In that older post, I suggested some smaller states could learn to trust their in-state law schools again if they worked closely with one another—and not to control the curriculum with state-specific knowledge, but to ensure that all the graduates were capable of practicing law. But I think I would want to reflect on such a proposal to be broader—and that’s hard to do. That is, it shouldn’t just be a privilege for the one or two or three in-state schools that the state bar licensing authority trusts. It should be open to a broader set of schools. But how?

Proponents of this new diploma privilege put their cut-off at ABA accreditation, but I think that’s not sufficiently narrow—that is, sadly, the ABA accreditation process is not designed to ensure schools graduate cohorts competent to practice law, a reason its accreditation rules are tied to, say, a 75% ultimate bar passage rate (not 100%!), or recognition that many graduates never practice law. And it’s beholden to other interests, like the DOJ. ABA accredited schools face probation or, in recent years, closure for failing to maintain standards.

In short, there has to be a way for state bar licensing authorities to determine whether in-state and out-of-state law schools both have the admission, retention, and graduation standards that would entitle them to diploma privilege.
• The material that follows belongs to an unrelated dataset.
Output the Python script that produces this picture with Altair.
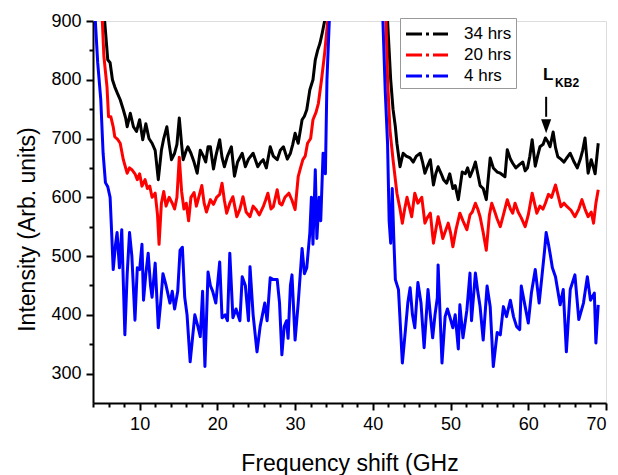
import altair as alt
import pandas as pd

FONT = "Liberation Sans"

series_names = ["34 hrs", "20 hrs", "4 hrs"]
series_colors = ["#000000", "#ff0000", "#0000ff"]

# ---- 34 hrs (black) ----
black_left_x = [5.0, 5.5, 5.9, 6.2, 6.5, 6.8, 7.2, 7.5, 7.9, 8.2, 8.4, 8.8, 9.2, 9.6, 10.0, 10.4, 10.8, 11.2, 11.6, 12.0,
                12.4, 12.8, 13.1, 13.5, 13.8, 14.1, 14.5, 14.8, 15.1, 15.4, 15.6, 16.0, 16.2, 16.6, 17.0, 17.4, 17.8, 18.2,
                18.5, 18.8, 19.1, 19.5, 19.8, 20.3, 20.6, 20.9, 21.3, 21.8, 22.2, 22.6, 23.2, 23.6, 24.0, 24.6, 25.2, 25.6,
                25.9, 26.3, 26.8, 27.2, 27.7, 28.1, 28.5, 29.0, 29.4, 29.7, 30.0, 30.4, 30.9, 31.2, 31.5, 31.9, 32.3, 32.6,
                32.9, 33.2, 33.5, 33.8, 34.0]
black_left_y = [980, 900, 834, 829, 800, 788, 775, 766, 749, 735, 720, 743, 720, 712, 732, 698, 725, 700, 692, 680,
                630, 680, 700, 720, 690, 664, 675, 690, 735, 690, 664, 680, 686, 675, 660, 641, 680, 670,
                660, 686, 686, 648, 670, 698, 668, 652, 670, 686, 636, 660, 675, 652, 665, 675, 652, 660,
                664, 650, 686, 670, 664, 680, 686, 665, 675, 690, 709, 692, 732, 738, 749, 783, 800, 834,
                850, 862, 880, 900, 940]
black_right_x = [41.6, 41.9, 42.3, 42.6, 42.9, 43.1, 43.5, 43.9, 44.3, 44.8, 45.2, 45.6, 46.1, 46.4, 46.7, 47.1, 47.4,
                 47.8, 48.1, 48.4, 48.8, 49.1, 49.5, 49.9, 50.3, 50.6, 51.0, 51.5, 51.9, 52.2, 52.5, 52.9, 53.2, 53.5,
                 53.8, 54.2, 54.6, 55.1, 55.5, 56.0, 56.4, 57.0, 57.3, 57.7, 58.0, 58.4, 58.9, 59.3, 59.6, 59.9, 60.2,
                 60.5, 60.9, 61.2, 61.5, 61.9, 62.2, 62.5, 62.8, 63.2, 63.5, 63.8, 64.2, 64.6, 65.0, 65.4, 65.9, 66.3,
                 66.7, 67.0, 67.3, 67.7, 68.1, 68.4, 68.6, 69.0]
black_right_y = [980, 900, 800, 750, 720, 692, 652, 675, 670, 667, 660, 670, 675, 660, 641, 655, 664,
                 621, 640, 652, 640, 630, 624, 640, 615, 620, 596, 643, 640, 650, 635, 648, 660, 640,
                 620, 615, 596, 667, 650, 643, 641, 635, 681, 665, 658, 650, 656, 660, 645, 650, 670,
                 698, 653, 670, 686, 690, 701, 695, 686, 711, 685, 669, 665, 660, 668, 675, 660, 650,
                 665, 680, 701, 641, 664, 650, 640, 692]

# ---- 20 hrs (red) ----
red_left_x = [4.8, 5.2, 5.4, 5.8, 6.0, 6.3, 6.6, 6.8, 7.2, 7.5, 7.9, 8.4, 8.7, 9.0, 9.4, 9.7, 10.0, 10.3, 10.7, 11.0,
              11.3, 11.6, 12.0, 12.3, 12.5, 12.8, 13.1, 13.4, 13.8, 14.2, 14.5, 14.8, 15.1, 15.4, 15.7, 16.0, 16.3,
              16.6, 17.0, 17.3, 17.6, 18.0, 18.3, 18.6, 19.1, 19.5, 19.9, 20.3, 20.6, 20.9, 21.2, 21.6, 22.0, 22.5,
              22.9, 23.3, 23.7, 24.2, 24.6, 25.0, 25.4, 25.9, 26.2, 26.5, 26.9, 27.2, 27.7, 28.0, 28.3, 28.7, 29.2,
              29.6, 30.0, 30.4, 30.7, 31.0, 31.3, 31.6, 32.0, 32.3, 32.7, 33.0, 33.4, 33.8, 34.2, 34.4]
red_left_y = [980, 900, 840, 788, 737, 737, 720, 703, 698, 692, 664, 641, 650, 647, 640, 630, 640, 619, 630, 615,
              619, 600, 607, 570, 520, 590, 610, 585, 600, 590, 580, 600, 668, 610, 580, 590, 560,
              600, 608, 585, 600, 620, 590, 575, 596, 588, 600, 605, 624, 595, 573, 590, 601, 567,
              580, 601, 575, 567, 585, 579, 570, 584, 595, 607, 580, 584, 613, 590, 587, 600, 607,
              595, 579, 635, 650, 664, 670, 692, 700, 732, 745, 760, 800, 845, 900, 950]
red_right_x = [41.4, 41.7, 41.9, 42.2, 42.6, 43.1, 43.5, 43.8, 44.1, 44.4, 45.0, 45.4, 45.8, 46.3, 46.7, 47.0, 47.4,
               47.8, 48.1, 48.4, 48.7, 49.0, 49.4, 49.7, 50.0, 50.3, 50.7, 51.2, 51.6, 52.1, 52.5, 52.8, 53.2, 53.5,
               53.8, 54.2, 54.6, 55.0, 55.3, 55.7, 56.0, 56.4, 56.8, 57.3, 57.7, 58.0, 58.3, 58.7, 59.1, 59.6, 60.0,
               60.5, 60.8, 61.1, 61.5, 61.9, 62.2, 62.6, 63.0, 63.5, 63.9, 64.2, 64.6, 65.0, 65.5, 66.0, 66.5, 66.9,
               67.3, 67.7, 68.1, 68.4, 68.7, 69.0]
red_right_y = [980, 900, 800, 715, 664, 607, 580, 556, 580, 600, 567, 607, 590, 600, 556, 565, 573,
               522, 545, 567, 550, 530, 545, 556, 540, 516, 545, 573, 560, 545, 570, 575, 590, 580,
               567, 540, 510, 570, 590, 575, 563, 550, 570, 596, 580, 573, 590, 575, 565, 550, 570,
               607, 590, 573, 585, 580, 590, 605, 600, 621, 600, 584, 590, 584, 578, 567, 580, 596,
               580, 567, 575, 556, 590, 613]

# ---- 4 hrs (blue) ----
blue_left_x = [4.1, 4.3, 4.6, 5.0, 5.3, 5.6, 5.9, 6.2, 6.4, 6.6, 6.9, 7.1, 7.4, 7.7, 8.1, 8.4, 8.7, 9.0, 9.4, 9.7,
               10.0, 10.3, 10.5, 10.8, 11.1, 11.4, 11.6, 12.0, 12.4, 12.7, 13.0, 13.4, 13.9, 14.2, 14.5, 14.9, 15.2,
               15.5, 15.8, 16.1, 16.5, 16.8, 17.1, 17.5, 17.8, 18.1, 18.4, 18.8, 19.1, 19.4, 19.8, 20.3, 20.6, 21.0,
               21.3, 21.6, 22.0, 22.4, 22.9, 23.2, 23.6, 24.0, 24.2, 24.6, 25.1, 25.5, 25.8, 26.1, 26.4, 26.8, 27.2,
               27.7, 28.0, 28.3, 28.6, 28.9, 29.1, 29.4, 29.6, 30.0, 30.4, 30.9, 31.2, 31.5, 31.9, 32.1, 32.3, 32.6,
               32.8, 33.1, 33.3, 33.6, 33.9, 34.1, 34.4, 34.6]
blue_left_y = [980, 900, 830, 766, 675, 625, 618, 600, 540, 477, 520, 540, 480, 545, 366, 470, 540, 500, 391, 480,
               477, 520, 425, 470, 505, 450, 430, 488, 378, 420, 470, 450, 420, 440, 410, 440, 510,
               515, 430, 400, 320, 360, 400, 380, 363, 440, 312, 473, 450, 440, 420, 490, 395, 400,
               390, 505, 395, 410, 390, 465, 450, 390, 482, 400, 337, 380, 400, 420, 390, 463, 460,
               460, 420, 332, 380, 390, 360, 450, 468, 357, 420, 513, 470, 480, 540, 600, 520, 647,
               530, 600, 560, 675, 640, 800, 900, 960]
blue_right_x = [41.1, 41.3, 41.6, 41.9, 42.1, 42.3, 42.5, 42.7, 42.9, 43.3, 43.8, 44.2, 44.5, 44.8, 45.1, 45.4, 45.8,
                46.2, 46.6, 47.1, 47.4, 47.7, 48.0, 48.3, 48.4, 48.9, 49.3, 49.6, 49.9, 50.3, 50.6, 51.0, 51.2, 51.6,
                52.1, 52.5, 52.7, 53.2, 53.5, 53.8, 54.2, 54.7, 55.1, 55.5, 56.0, 56.4, 56.8, 57.2, 57.7, 58.1, 58.5,
                58.9, 59.1, 59.6, 60.0, 60.4, 60.9, 61.4, 61.8, 62.1, 62.3, 62.6, 62.8, 63.1, 63.5, 64.1, 64.5, 64.9,
                65.4, 66.0, 66.5, 67.1, 67.6, 68.0, 68.5, 68.7, 69.0]
blue_right_y = [980, 900, 780, 690, 560, 522, 615, 530, 460, 443, 318, 375, 420, 446, 400, 378, 455,
                420, 344, 443, 400, 361, 400, 429, 485, 318, 397, 410, 397, 378, 400, 342, 417, 361,
                408, 471, 390, 471, 440, 414, 357, 449, 414, 312, 370, 366, 414, 397, 425, 397, 380,
                375, 449, 414, 386, 437, 477, 420, 471, 510, 540, 520, 505, 480, 465, 417, 443, 337,
                443, 468, 392, 420, 465, 425, 437, 352, 417]

# axis ticks
x_major = [10, 20, 30, 40, 50, 60, 70]
x_minor = [v for v in range(4, 71, 2) if v % 10 != 0]
y_major = [300, 400, 500, 600, 700, 800, 900]
y_minor = [350, 450, 550, 650, 750, 850]

# annotation
ann_arrow_x = 62.3
ann_arrow_top = 771
ann_arrow_base = 737
ann_arrow_tip = 709
ann_L = {"x": 61.9, "y": 800, "t": "L"}
ann_sub = {"x": 63.45, "y": 788, "t": "KB2"}

rows = []
def add(name, seg, xs, ys):
    for xv, yv in zip(xs, ys):
        rows.append({"series": name, "seg": name + seg, "x": xv, "y": yv})

add("34 hrs", "L", black_left_x, black_left_y)
add("34 hrs", "R", black_right_x, black_right_y)
add("20 hrs", "L", red_left_x, red_left_y)
add("20 hrs", "R", red_right_x, red_right_y)
add("4 hrs", "L", blue_left_x, blue_left_y)
add("4 hrs", "R", blue_right_x, blue_right_y)
df = pd.DataFrame(rows)

XDOM = [4, 70]
YDOM = [250, 900]
xs = alt.Scale(domain=XDOM, nice=False, zero=False)
ys = alt.Scale(domain=YDOM, nice=False, zero=False)

axis_common = dict(grid=False, domainColor="black", domainWidth=2, tickColor="black", tickWidth=2,
                   labelColor="black", labelFont=FONT, labelFontSize=18, titleFont=FONT, titleFontSize=23,
                   titleFontWeight="normal", titleColor="black")

x_axis = alt.Axis(values=x_major, tickSize=7, labelPadding=5, title="Frequency shift (GHz",
                  titleBaseline="alphabetic", titleY=67, **axis_common)
y_axis = alt.Axis(values=y_major, tickSize=7, labelPadding=5, title="Intensity (Arb. units)",
                  titleAngle=270, titleBaseline="alphabetic", titleX=-59, titleY=208, **axis_common)

lines = alt.Chart(df).mark_line(strokeWidth=3, clip=True, strokeJoin="round").encode(
    x=alt.X("x:Q", scale=xs, axis=x_axis),
    y=alt.Y("y:Q", scale=ys, axis=y_axis),
    color=alt.Color("series:N", scale=alt.Scale(domain=series_names, range=series_colors),
                    legend=alt.Legend(title=None, orient="none", legendX=307, legendY=-3,
                                      symbolType="M-2,0L2,0", symbolSize=441, symbolOffset=11,
                                      symbolStrokeWidth=3, symbolDash=[16, 4, 3, 4],
                                      rowPadding=1, labelFontSize=17, labelFont=FONT, labelColor="black",
                                      strokeColor="#999999", fillColor="white", padding=4,
                                      labelOffset=25)),
    detail="seg:N",
)

arrow_df = pd.DataFrame({"x": [ann_arrow_x], "y": [ann_arrow_top], "y2": [ann_arrow_base], "tip": [ann_arrow_tip]})
arrow_stem = alt.Chart(arrow_df).mark_rule(color="black", strokeWidth=2).encode(
    x=alt.X("x:Q", scale=xs), y=alt.Y("y:Q", scale=ys), y2="y2:Q")
arrow_head = alt.Chart(arrow_df).mark_point(
    shape="M-0.36,-1 L0.36,-1 L0,0 Z", filled=True, color="black", opacity=1, size=784).encode(
    x=alt.X("x:Q", scale=xs), y=alt.Y("tip:Q", scale=ys))

L_text = alt.Chart(pd.DataFrame([ann_L])).mark_text(
    font=FONT, fontSize=17, fontWeight="bold", align="left", baseline="alphabetic", color="black").encode(
    x=alt.X("x:Q", scale=xs), y=alt.Y("y:Q", scale=ys), text="t:N")
sub_text = alt.Chart(pd.DataFrame([ann_sub])).mark_text(
    font=FONT, fontSize=12, fontWeight="bold", align="left", baseline="alphabetic", color="black").encode(
    x=alt.X("x:Q", scale=xs), y=alt.Y("y:Q", scale=ys), text="t:N")

main = alt.layer(lines, arrow_stem, arrow_head, L_text, sub_text)

# invisible layer carrying the minor tick axes
minor_common = dict(grid=False, domain=False, labels=False, tickColor="black", tickWidth=2, title=None)
minor = alt.Chart(df).mark_point(opacity=0).encode(
    x=alt.X("x:Q", scale=alt.Scale(domain=XDOM, nice=False, zero=False),
            axis=alt.Axis(values=x_minor, tickSize=4, orient="bottom", **minor_common)),
    y=alt.Y("y:Q", scale=alt.Scale(domain=YDOM, nice=False, zero=False),
            axis=alt.Axis(values=y_minor, tickSize=4, orient="left", **minor_common)),
)

chart = alt.layer(main, minor).resolve_scale(x="independent", y="independent").properties(
    width=513, height=382,
    autosize=alt.AutoSizeParams(type="none"),
    padding={"left": 85, "top": 13, "right": 4, "bottom": 80},
    background="white",
).configure_view(stroke=None).configure(font=FONT)

chart.save("out.html", embed_options={"renderer": "svg", "actions": False})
That’s a much trickier concept to sort out. But I think it’s the better approach. Rather than favoring in-state schools with conditions of learning state-specific bodies of knowledge, a more generous “diploma privilege 2.0” would look at all schools nationwide without such conditions. But filtering out which is a sticking point for this too-long blog post! Utah and Oregon set the cut-off at schools with an 86% first-time bar passage rate in 2019. That won’t work if the bar goes away as a reference point. Maybe it’ll take a new licensing authority, something other than the ABA, to offer diploma privilege-certified schools. But that also feels like a lot of effort. In short, I don’t have great ideas—just identifying that it’s a different system than the old one and one that, I think, requires some different thinking.